The lorries were Kromhout designs, either Rolls Royce, or licence built Gardner, 4, 5, or 6cylinder varient powered. Verheul having acquired Kromhout in1961. Verheul itself having been acquired by AEC, (ACV), in 1960. The emphasis was on bus production, (a Verheul speciality). Lorry production ended about 64, or 65 if I remember correctly! But Verheul provided cabs for other chassis, Mercedes, Scania, and domestic DAF, at the same time!
Verheuls origins were as a bodybuilder, and cab manufacturer, and according to my wifes cousin , Graf Van Daal, the “big LV” is a Verheul cab. Why does he know, well his father ran two such examples from their base at Aalst.
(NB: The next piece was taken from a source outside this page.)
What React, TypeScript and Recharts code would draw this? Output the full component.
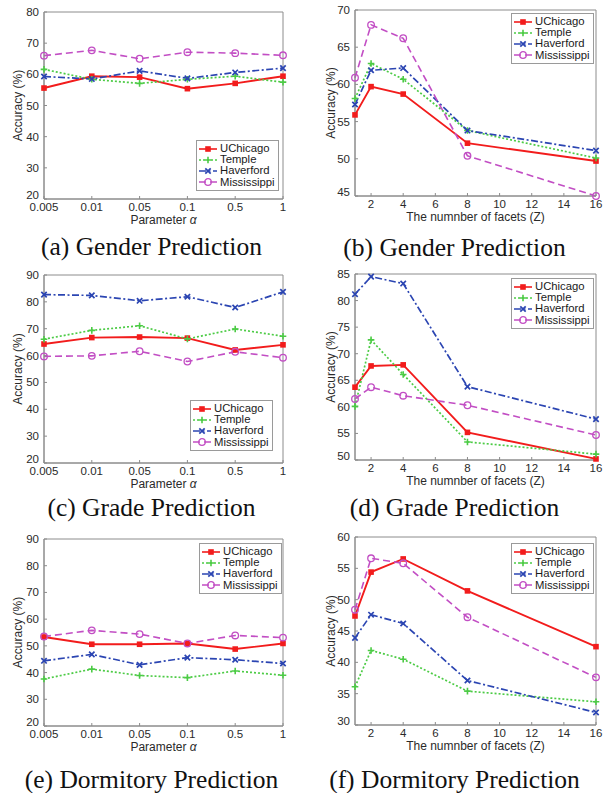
import React from 'react';
import { LineChart, Line, XAxis, YAxis, ReferenceArea, Legend } from 'recharts';

const SERIES = ['UChicago', 'Temple', 'Haverford', 'Mississippi'];

const alphaLabels = ['0.005', '0.01', '0.05', '0.1', '0.5', '1'];
const facetCounts = [1, 2, 4, 8, 16];
const facetTicks = [2, 4, 6, 8, 10, 12, 14, 16];

// (a) gender vs alpha
const genderAlpha: Record<string, number[]> = {
  UChicago: [55.6, 59.4, 59.1, 55.4, 57.1, 59.4],
  Temple: [61.6, 58.4, 57.1, 58.4, 59.4, 57.5],
  Haverford: [59.3, 58.5, 61.1, 58.7, 60.6, 62.0],
  Mississippi: [66.0, 67.7, 65.0, 67.1, 66.8, 66.1],
};
// (b) gender vs facets
const genderFacets: Record<string, number[]> = {
  UChicago: [55.9, 59.7, 58.7, 52.1, 49.7],
  Temple: [58.1, 62.8, 60.7, 53.8, 50.1],
  Haverford: [57.3, 61.9, 62.2, 53.8, 51.1],
  Mississippi: [60.9, 68.0, 66.2, 50.4, 45.0],
};
// (c) grade vs alpha
const gradeAlpha: Record<string, number[]> = {
  UChicago: [64.3, 66.7, 66.9, 66.5, 62.1, 64.0],
  Temple: [66.1, 69.4, 71.1, 66.2, 69.9, 67.2],
  Haverford: [82.7, 82.4, 80.4, 81.9, 77.9, 83.7],
  Mississippi: [59.7, 59.9, 61.6, 57.8, 61.4, 59.2],
};
// (d) grade vs facets
const gradeFacets: Record<string, number[]> = {
  UChicago: [63.7, 67.7, 67.9, 55.2, 50.2],
  Temple: [60.1, 72.6, 66.1, 53.4, 51.1],
  Haverford: [81.2, 84.5, 83.2, 63.8, 57.7],
  Mississippi: [61.5, 63.7, 62.1, 60.3, 54.7],
};
// (e) dormitory vs alpha
const dormAlpha: Record<string, number[]> = {
  UChicago: [53.3, 50.6, 50.6, 50.9, 48.8, 50.9],
  Temple: [37.6, 41.3, 38.9, 38.1, 40.6, 39.0],
  Haverford: [44.4, 46.8, 42.9, 45.6, 44.8, 43.4],
  Mississippi: [53.5, 55.8, 54.4, 50.9, 53.9, 53.1],
};
// (f) dormitory vs facets
const dormFacets: Record<string, number[]> = {
  UChicago: [47.4, 54.4, 56.5, 51.4, 42.5],
  Temple: [36.1, 41.9, 40.5, 35.4, 33.7],
  Haverford: [43.9, 47.6, 46.2, 37.1, 32.0],
  Mississippi: [48.4, 56.6, 55.8, 47.2, 37.6],
};

const SANS = '"Liberation Sans", Arial, Helvetica, sans-serif';
const SERIF = '"Liberation Serif", "Times New Roman", serif';
const AXIS = '#8c8c8c';
const TEXT = '#2a2a2a';
const TICK_FS = 11.5;

const styles: Record<string, { color: string; dash?: string; marker: string; width: number }> = {
  UChicago: { color: '#f21c1c', marker: 'square', width: 1.9 },
  Temple: { color: '#4ccb45', dash: '2 2', marker: 'plus', width: 1.7 },
  Haverford: { color: '#2b45b2', dash: '7 2.5 2 2.5', marker: 'cross', width: 1.7 },
  Mississippi: { color: '#c24ec4', dash: '7 4', marker: 'circle', width: 1.6 },
};

function toRows(xKey: string, xs: (string | number)[], values: Record<string, number[]>) {
  return xs.map((x, i) => {
    const row: Record<string, string | number> = { [xKey]: x };
    SERIES.forEach((s) => {
      row[s] = values[s][i];
    });
    return row;
  });
}

function Marker({ kind, cx, cy, color }: { kind: string; cx: number; cy: number; color: string }) {
  if (kind === 'square') {
    return <rect x={cx - 2.8} y={cy - 2.8} width={5.6} height={5.6} fill={color} />;
  }
  if (kind === 'plus') {
    return (
      <path d={`M${cx - 3.3},${cy}H${cx + 3.3}M${cx},${cy - 3.3}V${cy + 3.3}`} stroke={color} strokeWidth={1.6} />
    );
  }
  if (kind === 'cross') {
    return (
      <path
        d={`M${cx - 2.7},${cy - 2.7}L${cx + 2.7},${cy + 2.7}M${cx - 2.7},${cy + 2.7}L${cx + 2.7},${cy - 2.7}`}
        stroke={color}
        strokeWidth={1.7}
      />
    );
  }
  return <circle cx={cx} cy={cy} r={3.3} fill="none" stroke={color} strokeWidth={1.3} />;
}

function LegendBox() {
  return (
    <div
      style={{
        border: '1px solid #9a9a9a',
        background: '#fff',
        padding: '2px 3px 2px 1px',
        fontFamily: SANS,
        fontSize: 11.3,
        color: '#1a1a1a',
      }}
    >
      {SERIES.map((s) => (
        <div key={s} style={{ display: 'flex', alignItems: 'center', height: 11.2, lineHeight: '11px' }}>
          <svg width={20} height={10} style={{ display: 'block' }}>
            <line x1={1} y1={5} x2={19} y2={5} stroke={styles[s].color} strokeWidth={1.6} strokeDasharray={styles[s].dash} />
            <Marker kind={styles[s].marker} cx={10} cy={5} color={styles[s].color} />
          </svg>
          <span style={{ marginLeft: 2 }}>{s}</span>
        </div>
      ))}
    </div>
  );
}

// lowest y label sits a little higher, as in the original figure
function YTick(props: any) {
  const { x, y, payload, bottomValue } = props;
  const lift = payload.value === bottomValue ? -4 : 0;
  return (
    <text x={x} y={y + lift} textAnchor="end" dominantBaseline="central" fill={TEXT} fontSize={TICK_FS} fontFamily={SANS}>
      {payload.value}
    </text>
  );
}

interface PanelProps {
  col: number;
  top: number;
  height: number;
  marginTop: number;
  data: Record<string, string | number>[];
  facets: boolean;
  yDomain: [number, number];
  yTicks: number[];
  legendLeft: number;
  legendTop: number;
  caption: string;
  captionY: number;
}

function Panel(p: PanelProps) {
  const yAxisWidth = p.facets ? 52 : 44;
  const marginRight = p.facets ? 10 : 20;
  const plotBottom = p.height - 28;
  const plotCenterX = (yAxisWidth + 303 - marginRight) / 2;
  const plotCenterY = (p.marginTop + plotBottom) / 2;
  const yLabelX = p.facets ? 28 : 18;
  const xKey = p.facets ? 'facets' : 'alpha';

  return (
    <>
      <div style={{ position: 'absolute', left: p.col * 303, top: p.top }}>
        <LineChart width={303} height={p.height} data={p.data} margin={{ top: p.marginTop, right: marginRight, bottom: 0, left: 0 }}>
          <XAxis
            dataKey={xKey}
            type={p.facets ? 'number' : 'category'}
            scale={p.facets ? 'linear' : 'point'}
            domain={p.facets ? [1, 16] : undefined}
            ticks={p.facets ? facetTicks : undefined}
            interval={0}
            height={28}
            tickSize={-3}
            tickMargin={7}
            stroke={AXIS}
            tick={{ fill: TEXT, fontSize: TICK_FS, fontFamily: SANS }}
            label={{
              content: () => (
                <text x={plotCenterX} y={plotBottom + 25} textAnchor="middle" fill={TEXT} fontSize={12} fontFamily={SANS}>
                  {p.facets ? (
                    'The numnber of facets (Z)'
                  ) : (
                    <>
                      Parameter <tspan fontStyle="italic">α</tspan>
                    </>
                  )}
                </text>
              ),
            }}
          />
          <YAxis
            type="number"
            domain={p.yDomain}
            ticks={p.yTicks}
            interval={0}
            width={yAxisWidth}
            tickSize={-3}
            tickMargin={8}
            stroke={AXIS}
            tick={<YTick bottomValue={p.yDomain[0]} />}
            label={{
              content: () => (
                <text
                  x={yLabelX}
                  y={plotCenterY}
                  textAnchor="middle"
                  dominantBaseline="central"
                  transform={`rotate(-90 ${yLabelX} ${plotCenterY})`}
                  fill={TEXT}
                  fontSize={12}
                  fontFamily={SANS}
                >
                  Accuracy (%)
                </text>
              ),
            }}
          />
          <ReferenceArea
            x1={p.facets ? facetCounts[0] : alphaLabels[0]}
            x2={p.facets ? facetCounts[facetCounts.length - 1] : alphaLabels[alphaLabels.length - 1]}
            y1={p.yDomain[0]}
            y2={p.yDomain[1]}
            fill="none"
            stroke={AXIS}
            strokeWidth={1}
            fillOpacity={0}
          />
          {SERIES.map((s) => (
            <Line
              key={s}
              dataKey={s}
              type="linear"
              stroke={styles[s].color}
              strokeWidth={styles[s].width}
              strokeDasharray={styles[s].dash}
              activeDot={false}
              isAnimationActive={false}
              dot={(d: any) =>
                d.cx == null || d.cy == null ? (
                  <g key={`${s}-${d.index}`} />
                ) : (
                  <Marker key={`${s}-${d.index}`} kind={styles[s].marker} cx={d.cx} cy={d.cy} color={styles[s].color} />
                )
              }
            />
          ))}
          <Legend
            layout="vertical"
            align="center"
            verticalAlign="middle"
            wrapperStyle={{ left: p.legendLeft, top: p.legendTop, width: 'auto', height: 'auto' }}
            content={<LegendBox />}
          />
        </LineChart>
      </div>
      <div
        style={{
          position: 'absolute',
          left: p.col * 303,
          top: p.captionY - 15,
          width: 303,
          textAlign: 'center',
          fontFamily: SERIF,
          fontSize: 25.5,
          lineHeight: '30px',
          color: '#111',
        }}
      >
        {p.caption}
      </div>
    </>
  );
}

export default function App() {
  const tens2080 = [20, 30, 40, 50, 60, 70, 80];
  const tens2090 = [20, 30, 40, 50, 60, 70, 80, 90];
  return (
    <div style={{ position: 'absolute', left: 0, top: 0, width: 606, height: 793, background: '#fff', overflow: 'hidden' }}>
      <Panel
        col={0}
        top={0}
        height={227}
        marginTop={12}
        data={toRows('alpha', alphaLabels, genderAlpha)}
        facets={false}
        yDomain={[20, 80]}
        yTicks={tens2080}
        legendLeft={196}
        legendTop={140}
        caption="(a) Gender Prediction"
        captionY={247}
      />
      <Panel
        col={1}
        top={0}
        height={224}
        marginTop={10}
        data={toRows('facets', facetCounts, genderFacets)}
        facets
        yDomain={[45, 70]}
        yTicks={[45, 50, 55, 60, 65, 70]}
        legendLeft={208}
        legendTop={13}
        caption="(b) Gender Prediction"
        captionY={248}
      />
      <Panel
        col={0}
        top={260}
        height={231}
        marginTop={15}
        data={toRows('alpha', alphaLabels, gradeAlpha)}
        facets={false}
        yDomain={[20, 90]}
        yTicks={tens2090}
        legendLeft={190}
        legendTop={140}
        caption="(c) Grade Prediction"
        captionY={508}
      />
      <Panel
        col={1}
        top={260}
        height={228}
        marginTop={14}
        data={toRows('facets', facetCounts, gradeFacets)}
        facets
        yDomain={[50, 85]}
        yTicks={[50, 55, 60, 65, 70, 75, 80, 85]}
        legendLeft={208}
        legendTop={18}
        caption="(d) Grade Prediction"
        captionY={508}
      />
      <Panel
        col={0}
        top={530}
        height={224}
        marginTop={9}
        data={toRows('alpha', alphaLabels, dormAlpha)}
        facets={false}
        yDomain={[20, 90]}
        yTicks={tens2090}
        legendLeft={199}
        legendTop={13}
        caption="(e) Dormitory Prediction"
        captionY={780}
      />
      <Panel
        col={1}
        top={530}
        height={223}
        marginTop={7}
        data={toRows('facets', facetCounts, dormFacets)}
        facets
        yDomain={[30, 60]}
        yTicks={[30, 35, 40, 45, 50, 55, 60]}
        legendLeft={208}
        legendTop={13}
        caption="(f) Dormitory Prediction"
        captionY={780}
      />
    </div>
  );
}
Hope this is of interest, Cheerio for now.
Yes. It is of the utmost interest, to this obsessive. This leads me to ponder my fascination with 1950s coachbuilt sleeper cabs, not least so I have an answer ready for the men in white coats, when they finally catch up with me. I reckon it is because the productivity of the designers in these little firms was such, that it gave the coachbuilders a decade’s head start over the vehicle manufacturers themselves, them with their offices full of brains. Using Scania Vabis as an example, it took them until 1968 to produce a cab comparable with (superior to?) the best of the coachbuilders’ work, and that with the assistance of a certain Mr. Sherrow. The first batches of LVs, other than the odd few one-offs, were delivered in 1958, according to my reading. The coachbuilders are therefore worthy of celebration.
My desire to identify the builder of “Big LV” forced me to interrogate, fruitlessly, Google with the incisiveness of those white-coated men, yet the answer has come from your own human acquaintance, Mr. van Daal. I then pondered the limitations of the internet, but concluded that its beauty is that it can be used to transmit, as well as receive, information- in this case, my request for information. Whatever, this electronic tool embodies more progress, than the motor industry has created since the LV was the latest thing. Without it, we would not be collating these minutiae of history at all, but an LV would still deliver the same load as a 21st century lorry.
Before this transmission becomes too ponderous, down to business! Your account of the Verheul “badge policy” almost confirms my wilder speculation upon it- that vehicles of predominantly Verheul manufacture would carry the large chrome “V”, while those vehicles constructed, in the main, by others (Scania Vabis, in this case) would carry the smaller “crown” as an acknowledgement of the coachbuilder’s part in the work. Is it the case that both LVs on the above collage are Verheul-cabbed? If so, why would they do two completely different ones? Could it be that the one on the right bears a Verheul “crown”, simply because the driver put it there? Please take this as rigour, not scepticism! If Mr. van Daal has photographs or other details, that would add well-toned flesh to the bones of the story.
That brings me to another tentacle of the monster- can anyone provide enlightenment on these two?
According to my fumbling translation of the text accompanying the photographs, one is in Belgium and the other may be in a sunnier place! Whatever, they both appear to be extant. The one on the towbar look as if it is on the way to be restored. Note the LB76 grille, LB76-like doors and wheelarches and, most intriguing of all, van Eck-style headlamp panels. Could this be the last throes of van Eck as a cab-builder, before the LB110 gobbled up the market?
I have some other leads, but they relate to other tentacles, and I ‘ve gone on long enough already. Another day… Once again, thanks for indulging my interest, and hopefully that of others.